Southgate’s biggest challenge | How can leaders bounce back from failure?
Kieran Howells, myGrapevine Feature
How can leaders bounce back from failure?
The England football team face the challenge of bouncing back from their Euro 2020 final loss – as manager, it will be Gareth Southgate who has to make his team resilient for the future.
Leaders may well identify with his position; resilience at work is hard to master. However, Southgate’s post-match interview shared some insight into his plans
What can you take away from his experiences?
Football fans will likely still be feeling the sting of England’s loss on penalties at Sunday’s Euro 2020 finals. However, the resounding sentiment among critics is that manager Gareth Southgate, and his refreshing approach to leadership, were the core driving factors in England’s success.
However, whilst much work went into preparing the squad for the Euros, Southgate’s biggest challenge now lies ahead – and it’s an issue that many leaders will likely have faced themselves, or inevitably will at some point in their careers. Southgate must now dust off the defeat, learn from his mistakes and motivate his team to do better next time.
Do you need to be a ‘chief empathy officer’ to succeed?
But this isn’t a simple as just getting a good night’s sleep and starting again. Southgate’s team, as with employees, deal with the blow of a failure in different ways – something leaders need to be aware of.
“People are coming into projects with different expectations, perspectives, levels of investment, and different things at stake,” Susan David, Founder of the Harvard Institute of Coaching, recently told Harvard Business Review. “Some people may be very resilient and others might feel more bruised,” David said.
So, what’s the first step in bouncing back, and creating both resilience and engagement among your team? According to Ben Dattner, an Organisational Psychologist, leaders must make it known that, as the boss, they are to blame. He says that accountability on the part of the leader is a unifying factor. “It doesn’t matter whether one person on your team is at fault or if everyone bears some of the responsibility, it’s your job as the manager to help the entire group move on,” he says.
And this is, of course, exactly what Southgate did. Post-match, he spoke to reporters, stating: “That is my responsibility. I chose the guys to take the kicks. I told the players that nobody is on their own in that situation. We win and lose together as a team. They have been tight throughout and that’s how it needs to stay. That is totally my responsibility.”
When a whole team has rallied together, and the outcome wasn’t as expected, many may naturally question not only their own competence, but the time the team has invested. It’s easy to feel like all that work was for nothing, which may lead frustration or even anger in some cases. All good leaders know that this is simply a part of the ‘bouncing back’ process. Refusing to allow people to feel the loss is counterintuitive in the long run, whilst giving people the time they need to feel the loss makes the next stage of dusting off and getting back up easier. It’s also important to acknowledge that, whilst you may have suffered a failure, you’re still collectively developing on the road to success.
To what extent are leaders to blame for business failings?

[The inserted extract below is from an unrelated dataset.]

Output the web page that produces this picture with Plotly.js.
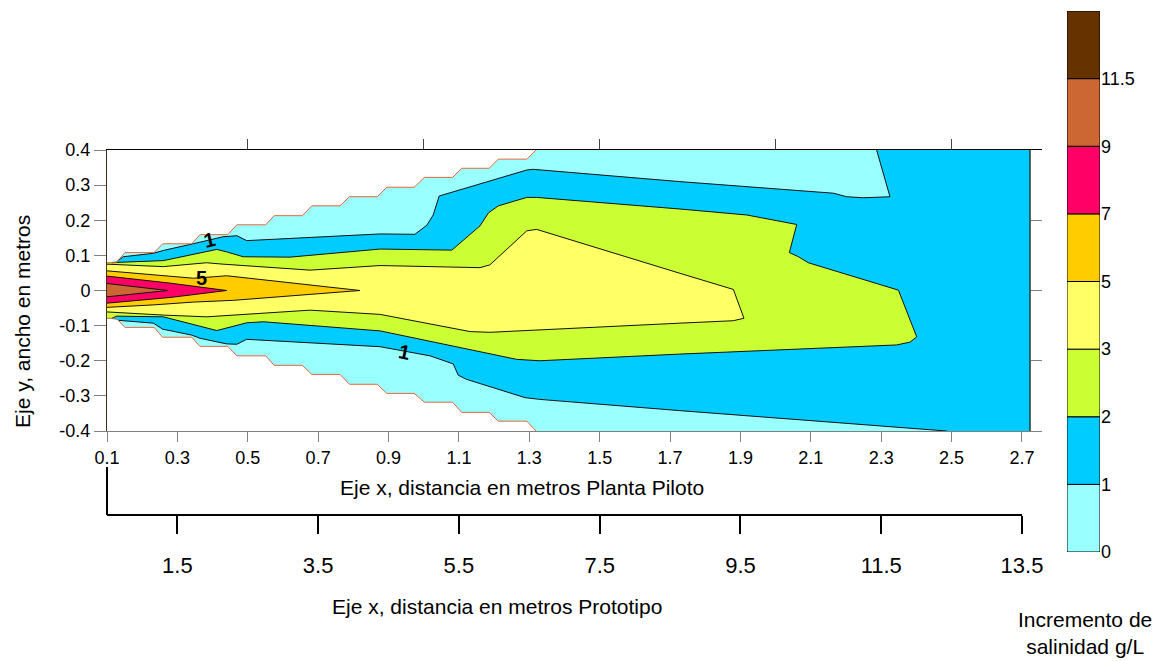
<!DOCTYPE html>
<html>
<head>
<meta charset="utf-8">
<script src="https://cdn.plot.ly/plotly-3.0.1.min.js"></script>
<style>html,body{margin:0;padding:0;background:#fff;}#chart{width:1162px;height:661px;}</style>
</head>
<body>
<div id="chart"></div>
<script>
// ---------------- DATA ----------------
// stair-stepped boundary of the computed domain
const stairX = [0.1,0.126,0.151,0.234,0.258,0.341,0.364,0.443,0.469,0.551,0.575,0.655,0.682,0.762,0.789,0.868,0.895,0.973,1.002,1.082,1.108,1.186,1.212,1.293,1.319];
const stairUpperY = [0.079,0.079,0.108,0.108,0.133,0.133,0.159,0.159,0.187,0.187,0.213,0.213,0.241,0.241,0.267,0.267,0.294,0.294,0.322,0.322,0.348,0.348,0.374,0.374,0.4];
const stairLowerY = [-0.079,-0.079,-0.105,-0.105,-0.133,-0.133,-0.159,-0.159,-0.186,-0.186,-0.213,-0.213,-0.239,-0.239,-0.267,-0.267,-0.293,-0.293,-0.318,-0.318,-0.347,-0.347,-0.372,-0.372,-0.4];
const domainRightX = 2.723;
const domainTopY = 0.4;
const domainBottomY = -0.4;

// contour 1 g/L (upper branch ends on the top edge, lower branch on the bottom edge)
const c1UpperX = [0.130,0.146,0.232,0.260,0.345,0.393,0.430,0.469,0.497,0.876,0.975,1.009,1.027,1.044,1.293,1.311,1.728,2.164,2.202,2.249,2.325,2.287];
const c1UpperY = [0.084,0.096,0.106,0.114,0.133,0.145,0.153,0.156,0.142,0.161,0.160,0.186,0.215,0.269,0.343,0.345,0.310,0.277,0.267,0.264,0.267,0.4];
const c1LowerX = [0.134,0.232,0.258,0.341,0.364,0.440,0.469,0.497,0.876,1.018,1.084,1.098,1.122,1.288,1.330,1.728,2.486];
const c1LowerY = [-0.085,-0.093,-0.110,-0.127,-0.136,-0.152,-0.153,-0.139,-0.160,-0.186,-0.209,-0.241,-0.253,-0.305,-0.310,-0.342,-0.4];

// contour 2 g/L
const c2X = [0.114,0.128,0.260,0.336,0.412,0.440,0.487,0.620,0.876,1.080,1.160,1.184,1.212,1.293,1.321,1.728,1.918,2.060,2.039,2.065,2.093,2.349,2.401,2.382,2.344,1.728,1.330,1.264,0.876,0.544,0.497,0.412,0.260,0.128,0.114];
const c2Y = [0.079,0.080,0.085,0.101,0.117,0.110,0.096,0.095,0.118,0.115,0.184,0.221,0.241,0.265,0.265,0.232,0.215,0.188,0.108,0.096,0.079,0.001,-0.132,-0.147,-0.155,-0.181,-0.200,-0.196,-0.115,-0.089,-0.092,-0.114,-0.075,-0.073,-0.079];

// contour 3 g/L
const c3X = [0.1,0.260,0.383,0.430,0.677,0.876,1.160,1.188,1.293,1.321,1.728,1.880,1.910,1.880,1.728,1.188,1.132,0.876,0.677,0.452,0.383,0.260,0.1];
const c3Y = [0.075,0.068,0.079,0.075,0.058,0.071,0.065,0.073,0.170,0.174,0.049,0.003,-0.079,-0.086,-0.093,-0.119,-0.117,-0.068,-0.056,-0.070,-0.075,-0.070,-0.061];

// contour 5 g/L
const c5X = [0.1,0.232,0.345,0.402,0.440,0.819,0.459,0.345,0.232,0.1];
const c5Y = [0.056,0.044,0.035,0.039,0.042,0.0,-0.028,-0.033,-0.041,-0.048];

// contour 7 g/L
const c7X = [0.1,0.279,0.440,0.279,0.1];
const c7Y = [0.041,0.021,0.0,-0.020,-0.036];

// contour 9 g/L
const c9X = [0.1,0.273,0.1];
const c9Y = [0.020,0.0,-0.018];

// contour labels
const contourLabels = [
  {text:'1', x:0.390, y:0.144, angle:-14},
  {text:'5', x:0.369, y:0.037, angle:0},
  {text:'1', x:0.944, y:-0.174, angle:12}
];

// colour scale levels
const levelLabels = ['0','1','2','3','5','7','9','11.5'];
const levelColors = ['#99FFFF','#00CCFF','#CCFF33','#FFFF66','#FFCC00','#FF0066','#CC6633','#663300'];

// axes ticks
const xTickVals = [0.1,0.3,0.5,0.7,0.9,1.1,1.3,1.5,1.7,1.9,2.1,2.3,2.5,2.7];
const xTickText = ['0.1','0.3','0.5','0.7','0.9','1.1','1.3','1.5','1.7','1.9','2.1','2.3','2.5','2.7'];
const yTickVals = [0.4,0.3,0.2,0.1,0,-0.1,-0.2,-0.3,-0.4];
const yTickText = ['0.4','0.3','0.2','0.1','0','-0.1','-0.2','-0.3','-0.4'];
const topTickVals = [0.5,1.0,1.5,2.0,2.5];
const rightTickVals = [-0.4,-0.2,0,0.2,0.4];
const protoTickVals = [1.5,3.5,5.5,7.5,9.5,11.5,13.5];
const protoTickText = ['1.5','3.5','5.5','7.5','9.5','11.5','13.5'];
const xRange = [0.1, 2.757];
const protoRange = [0.5, 13.5];

// ---------------- BUILD ----------------
const rev = a => a.slice().reverse();
const leftX = stairX[0];
const fillTrace = (xs, ys, color) => ({
  type:'scatter', mode:'lines', x:xs, y:ys, fill:'toself', fillcolor:color,
  line:{width:0, color:color}, hoverinfo:'skip', xaxis:'x', yaxis:'y'
});
const lineTrace = (xs, ys, color, w) => ({
  type:'scatter', mode:'lines', x:xs, y:ys, line:{width:w||1, color:color||'#111'},
  hoverinfo:'skip', xaxis:'x', yaxis:'y'
});

// domain (> 0)
const domX = stairX.concat([domainRightX, domainRightX], rev(stairX));
const domY = stairUpperY.concat([domainTopY, domainBottomY], rev(stairLowerY));
// > 1
const r1X = c1UpperX.concat([domainRightX, domainRightX], rev(c1LowerX), [leftX, leftX]);
const r1Y = c1UpperY.concat([domainTopY, domainBottomY], rev(c1LowerY), [stairLowerY[0], stairUpperY[0]]);
// > 2
const r2X = c2X.concat([leftX, leftX]);
const r2Y = c2Y.concat([stairLowerY[0], stairUpperY[0]]);

const traces = [
  fillTrace(domX, domY, levelColors[0]),
  fillTrace(r1X, r1Y, levelColors[1]),
  fillTrace(r2X, r2Y, levelColors[2]),
  fillTrace(c3X, c3Y, levelColors[3]),
  fillTrace(c5X, c5Y, levelColors[4]),
  fillTrace(c7X, c7Y, levelColors[5]),
  fillTrace(c9X, c9Y, levelColors[6]),
  lineTrace(c1UpperX, c1UpperY),
  lineTrace(c1LowerX, c1LowerY),
  lineTrace(c2X, c2Y),
  lineTrace(c3X, c3Y),
  lineTrace(c5X, c5Y),
  lineTrace(c7X, c7Y),
  lineTrace(c9X, c9Y),
  lineTrace(stairX, stairUpperY, '#E8663A', 1),
  lineTrace(stairX, stairLowerY, '#E8663A', 1),
  lineTrace([domainRightX, domainRightX], [domainTopY, domainBottomY], '#111', 1.2),
  // invisible carriers for the extra axes
  {type:'scatter', mode:'markers', x:protoTickVals, y:protoTickVals.map(()=>0), xaxis:'x2', yaxis:'y',
   marker:{opacity:0}, hoverinfo:'skip'},
  {type:'scatter', mode:'markers', x:topTickVals, y:topTickVals.map(()=>0), xaxis:'x4', yaxis:'y4',
   marker:{opacity:0}, hoverinfo:'skip'},
  // colour bar
  {type:'bar', x:levelLabels.map(()=>0), y:levelLabels.map(()=>1), base:levelLabels.map((_,i)=>i),
   width:1, marker:{color:levelColors, line:{color:'#000', width:1}}, xaxis:'x3', yaxis:'y3', hoverinfo:'skip'}
];

// pixel helpers for layout positions (plot area: x 107..1112, y 10..561)
const PL=107, PW=1005, PT=10, PH=551;
const px = v => (v-PL)/PW;
const py = v => (PT+PH-v)/PH;

const FONT = 'Liberation Sans, Arial, sans-serif';

const ann = (x, y, text, extra) => Object.assign({
  xref:'paper', yref:'paper', x:px(x), y:py(y), text:text, showarrow:false,
  xanchor:'center', yanchor:'middle', font:{family:FONT, size:21, color:'#000'}
}, extra||{});

const annotations = [
  ann(522, 487, 'Eje x, distancia en metros Planta Piloto'),
  ann(496.5, 606, 'Eje x, distancia en metros Prototipo'),
  ann(22, 322, 'Eje y, ancho en metros', {textangle:-90}),
  ann(1085, 633, 'Incremento de<br>salinidad g/L', {align:'center'})
].concat(contourLabels.map(l => ({
  xref:'x', yref:'y', x:l.x, y:l.y, text:'<b>'+l.text+'</b>', textangle:l.angle, showarrow:false,
  xanchor:'center', yanchor:'middle', font:{family:FONT, size:20, color:'#000'}
})));

const layout = {
  width:1162, height:661,
  margin:{l:PL, r:1162-PL-PW, t:PT, b:661-PT-PH, pad:0},
  paper_bgcolor:'#fff', plot_bgcolor:'rgba(0,0,0,0)',
  showlegend:false, hovermode:false,
  font:{family:FONT, size:18, color:'#000'},
  xaxis:{domain:[0, px(1042)], range:xRange, anchor:'y', tickvals:xTickVals, ticktext:xTickText,
    ticks:'outside', ticklen:10, tickcolor:'#808080', showline:true, linecolor:'#808080', linewidth:1,
    showgrid:false, zeroline:false, tickfont:{family:FONT, size:18}},
  yaxis:{domain:[py(431), py(150)], range:[-0.4,0.4], anchor:'x', tickvals:yTickVals, ticktext:yTickText,
    ticks:'outside', ticklen:12, tickcolor:'#808080', showline:true, linecolor:'#4a2a20', linewidth:1,
    showgrid:false, zeroline:false, tickfont:{family:FONT, size:18}},
  xaxis4:{overlaying:'x', side:'top', anchor:'y', range:xRange, tickvals:topTickVals, showticklabels:false,
    ticks:'outside', ticklen:10, tickcolor:'#444', showline:true, linecolor:'#000', linewidth:1,
    showgrid:false, zeroline:false},
  yaxis4:{overlaying:'y', side:'right', anchor:'x', range:[-0.4,0.4], tickvals:rightTickVals, showticklabels:false,
    ticks:'inside', ticklen:11, tickcolor:'#808080', showline:false, showgrid:false, zeroline:false},
  xaxis2:{domain:[0, px(1022)], anchor:'free', position:py(515), range:protoRange,
    tickvals:protoTickVals, ticktext:protoTickText, ticks:'outside', ticklen:18, tickwidth:2, tickcolor:'#000',
    showline:true, linecolor:'#000', linewidth:2, showgrid:false, zeroline:false, ticklabelstandoff:13,
    tickfont:{family:FONT, size:22}},
  xaxis3:{domain:[px(1067), px(1100)], anchor:'y3', range:[-0.5,0.5], visible:false, fixedrange:true},
  yaxis3:{domain:[py(552), py(11)], anchor:'x3', side:'right', range:[0, levelLabels.length],
    tickvals:levelLabels.map((_,i)=>i), ticktext:levelLabels, ticks:'', showline:false, showgrid:false,
    zeroline:false, tickfont:{family:FONT, size:18}},
  shapes:[
    {type:'line', xref:'paper', yref:'paper', x0:0, x1:0, y0:py(515), y1:py(467), line:{color:'#000', width:2}}
  ],
  annotations:annotations
};

Plotly.newPlot('chart', traces, layout, {staticPlot:true, displayModeBar:false});
</script>
</body>
</html>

Southgate talked on this in his interview, stating: “They’ve just got to hold their heads up high. We win together, we lose together; these boys will grow for it and it gives us more motivation to do well in the World Cup next year. It’s going to hurt for a while now but we’re on the right track.”
Setting a course together
There comes a time when naturally, the narrative shifts from the past to the future. This is where engagement begins, by including your people in the conversation around setting a course. This doesn’t just mean blindly carrying on, but learning from past mistakes and taking on further self-improvement. Identifying weaknesses and making these KPIs is essential in growing at a team, but only 30% of employees strongly agree that their manager involves them in goal setting, according to recent Gallup data.
In fact, only two in 10 employees strongly agree that their performance is managed in a way that motivates them to do ‘outstanding’ work. Yet, the benefits of ensuring that staff are an active part of this process are significant. Employees whose managers involve them in goal setting are 3.6 times more likely than other employees to be engaged. This also means that one-on-one conversations about successes and failures are a must and will further build on the concept of looking forward, not backward.

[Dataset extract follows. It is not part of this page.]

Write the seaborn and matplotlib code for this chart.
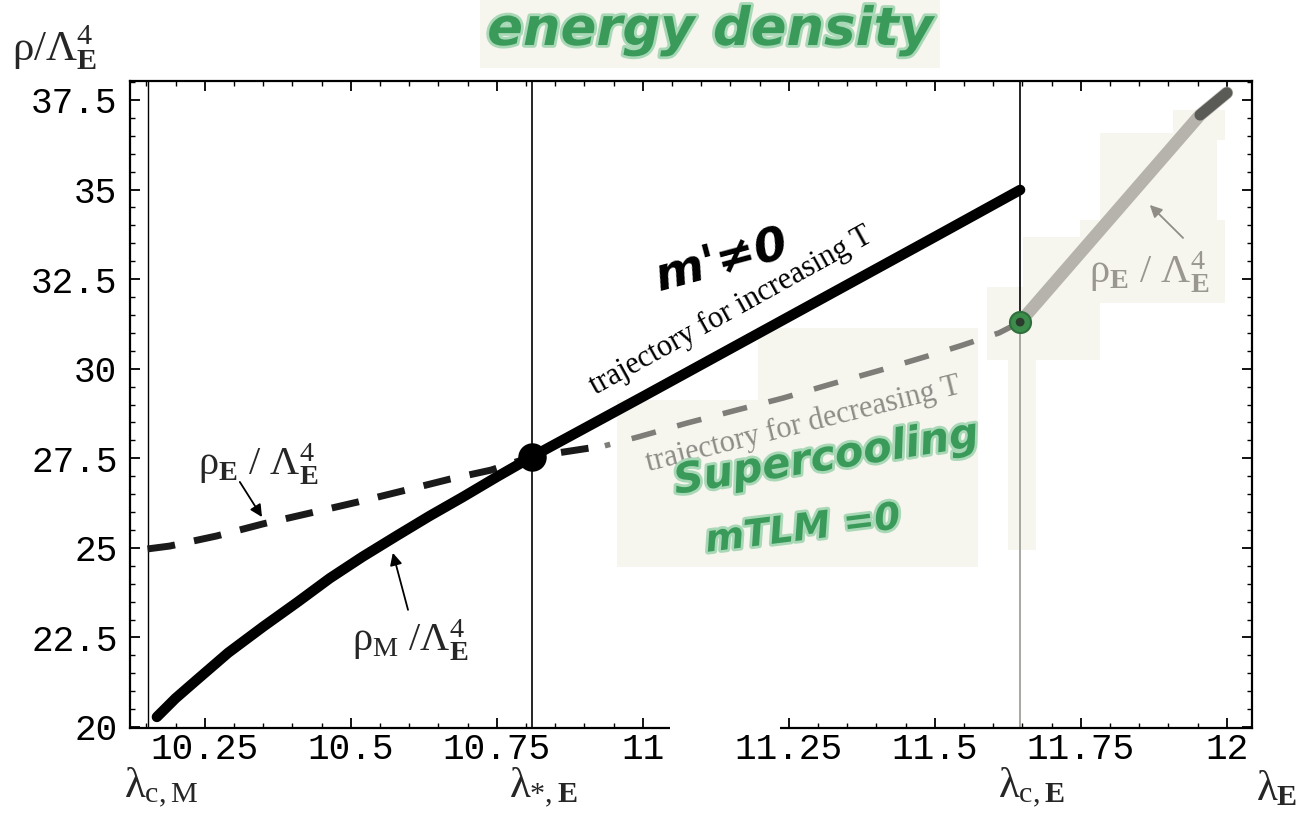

As a leader, it’s your job to ensure that your team are resilient enough to pick themselves up and move forward. It’s not an easy process, but with a strong focus on communication, a clear vision for the future and a view to further development, a loss can and should be nothing more than a steppingstone to further success.
Many eyes will be on Gareth Southgate as he plots a way forward from this moment but his first comments after the match do suggest that he is looking to treat Sunday’s loss as a lesson in failure to drive success going forward.